The cleanup involves several approaches depending on the site. At some locations, the Navy installed groundwater treatment systems and used chemical oxidants to break down contaminants underground. At others, biological treatment methods encourage naturally occurring bacteria to degrade the solvents. One site received a multilayer cap with an impermeable barrier, completed in 2014, to prevent contaminated soil from leaching further. The most recent large-scale remedy was implemented in 2020 at one site, using three different treatment technologies across three separate groundwater zones.
These efforts target the underground plumes of contamination that spread outward from the original source areas over decades. Groundwater moves slowly, and these plumes can persist for a very long time. Institutional controls, essentially rules that prevent anyone from drilling into contaminated aquifers or using that groundwater, remain in place alongside ongoing monitoring.
Legal Claims and the Camp Lejeune Justice Act
If your search brought you here because you or a family member lived or worked at Camp Lejeune during the contamination years, the legal landscape has a firm deadline you should know about. The Camp Lejeune Justice Act, signed into law on August 10, 2022, as part of the PACT Act, gave people exposed to the contaminated water the right to file claims with the Department of the Navy. That filing window closed on August 10, 2024. The Navy is no longer accepting new claims.
For those who filed before the deadline, claims are being processed through a Navy portal. If a claim is denied or no decision is made within six months of filing, the claimant can take the case to federal court. The law covers veterans, their families, civilian workers, and anyone else who spent at least 30 days at the base between August 1953 and December 1987.

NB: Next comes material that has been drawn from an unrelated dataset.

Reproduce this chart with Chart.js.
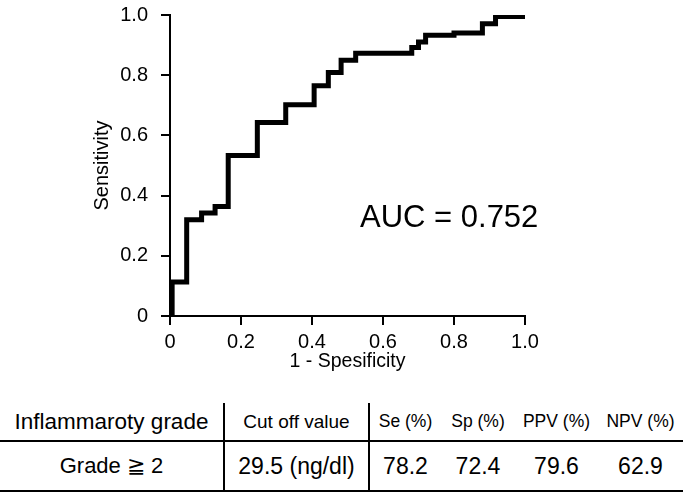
<!DOCTYPE html>
<html>
<head>
<meta charset="utf-8">
<script src="https://cdn.jsdelivr.net/npm/chart.js@4.4.0/dist/chart.umd.min.js"></script>
<style>
    body { margin: 0; background: #fff; font-family: "Liberation Sans", Arial, sans-serif; }
    #wrap { position: relative; width: 683px; height: 499px; overflow: hidden; }
    #chartBox { position: absolute; left: 0; top: -10px; width: 683px; height: 390px; }
    #auc { position: absolute; left: 360px; top: 199px; font-size: 31px; color: #000; white-space: nowrap; }
    #rocTable { position: absolute; left: 0; top: 403px; width: 683px; border-collapse: collapse; table-layout: fixed; color: #000; }
    #rocTable td { padding: 0; text-align: center; white-space: nowrap; }
    #rocTable tr.head td { height: 37px; border-bottom: 2px solid #000; font-size: 17.5px; }
    #rocTable tr.vals td { height: 48px; border-bottom: 2px solid #000; font-size: 23px; }
    #rocTable td.c0, #rocTable td.c1 { border-right: 2px solid #000; }
    #rocTable tr.head td.c1 { font-size: 19px; }
    #rocTable tr.head td.c0 { font-size: 22.5px; }
    #rocTable tr.vals td.c0 { font-size: 22px; }
</style>
</head>
<body>
<div id="wrap">
    <div id="chartBox"><canvas id="rocChart"></canvas></div>
    <div id="auc">AUC = 0.752</div>
    <table id="rocTable"></table>
</div>
<script>
    // ROC step points: end of each horizontal run (1 - specificity) and its sensitivity
    const fprValues = [0.006, 0.047, 0.089, 0.127, 0.164, 0.246, 0.326, 0.406, 0.446, 0.482, 0.523, 0.681, 0.70, 0.72, 0.80, 0.88, 0.917, 1.0];
    const tprValues = [0, 0.113, 0.32, 0.342, 0.364, 0.533, 0.643, 0.702, 0.765, 0.809, 0.85, 0.873, 0.892, 0.91, 0.933, 0.94, 0.971, 0.995];
    const xTickLabels = ['0', '0.2', '0.4', '0.6', '0.8', '1.0'];
    const yTickLabels = ['0', '0.2', '0.4', '0.6', '0.8', '1.0'];

    const tableHeaders = ['Inflammaroty grade', 'Cut off value', 'Se (%)', 'Sp (%)', 'PPV (%)', 'NPV (%)'];
    const tableRow = ['Grade \u2267 2', '29.5 (ng/dl)', '78.2', '72.4', '79.6', '62.9'];
    const colWidths = [224, 145, 72, 74, 83, 85];

    const FONT = '"Liberation Sans", Arial, sans-serif';

    function buildTable() {
        const table = document.getElementById('rocTable');
        let html = '<colgroup>' + colWidths.map(w => '<col style="width:' + w + 'px">').join('') + '</colgroup>';
        html += '<tr class="head">' + tableHeaders.map((t, i) => '<td class="c' + i + '">' + t + '</td>').join('') + '</tr>';
        html += '<tr class="vals">' + tableRow.map((t, i) => '<td class="c' + i + '">' + t + '</td>').join('') + '</tr>';
        table.innerHTML = html;
    }

    function drawChart() {
        const points = fprValues.map((x, i) => ({ x: x, y: tprValues[i] }));
        const ctx = document.getElementById('rocChart').getContext('2d');
        new Chart(ctx, {
            type: 'line',
            data: {
                datasets: [{
                    data: points,
                    stepped: 'after',   // vertical rise first, then horizontal run
                    borderColor: '#000',
                    borderWidth: 5,
                    borderCapStyle: 'butt',
                    borderJoinStyle: 'miter',
                    pointRadius: 0,
                    fill: false
                }]
            },
            options: {
                responsive: true,
                maintainAspectRatio: false,
                animation: false,
                layout: { padding: { top: 4, right: 158, left: 0, bottom: 0 } },
                plugins: {
                    legend: { display: false },
                    tooltip: { enabled: false }
                },
                scales: {
                    x: {
                        type: 'linear',
                        min: 0,
                        max: 1,
                        afterFit: scale => { scale.height = 64; },
                        border: { display: true, color: '#000', width: 2 },
                        grid: { drawOnChartArea: false, drawTicks: true, tickLength: 9, color: '#000', lineWidth: 2 },
                        ticks: {
                            stepSize: 0.2,
                            padding: 5,
                            color: '#000',
                            font: { family: FONT, size: 20 },
                            callback: (v, i) => xTickLabels[i]
                        },
                        title: {
                            display: true,
                            text: '1 - Spesificity',
                            color: '#000',
                            font: { family: FONT, size: 19.5 },
                            padding: { top: 0, bottom: 7 }
                        }
                    },
                    y: {
                        min: 0,
                        max: 1,
                        afterFit: scale => { scale.width = 170; },
                        border: { display: true, color: '#000', width: 2 },
                        grid: { drawOnChartArea: false, drawTicks: true, tickLength: 9, color: '#000', lineWidth: 2 },
                        ticks: {
                            stepSize: 0.2,
                            padding: 13,
                            color: '#000',
                            font: { family: FONT, size: 20 },
                            callback: (v, i) => yTickLabels[i]
                        },
                        title: {
                            display: true,
                            text: 'Sensitivity',
                            color: '#000',
                            font: { family: FONT, size: 20 },
                            padding: { top: 90, bottom: 0 }
                        }
                    }
                }
            }
        });
    }

    buildTable();
    drawChart();
</script>
</body>
</html>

What This Means for People on Base Now
If you’re currently stationed at Camp Lejeune or considering a move there, the drinking water meets all federal safety standards and is tested regularly. The contamination that defined the base’s reputation was eliminated nearly 40 years ago, and the infrastructure has been overhauled since. The remaining environmental work is focused underground, in soil and aquifers that are separate from the current water supply and restricted from use.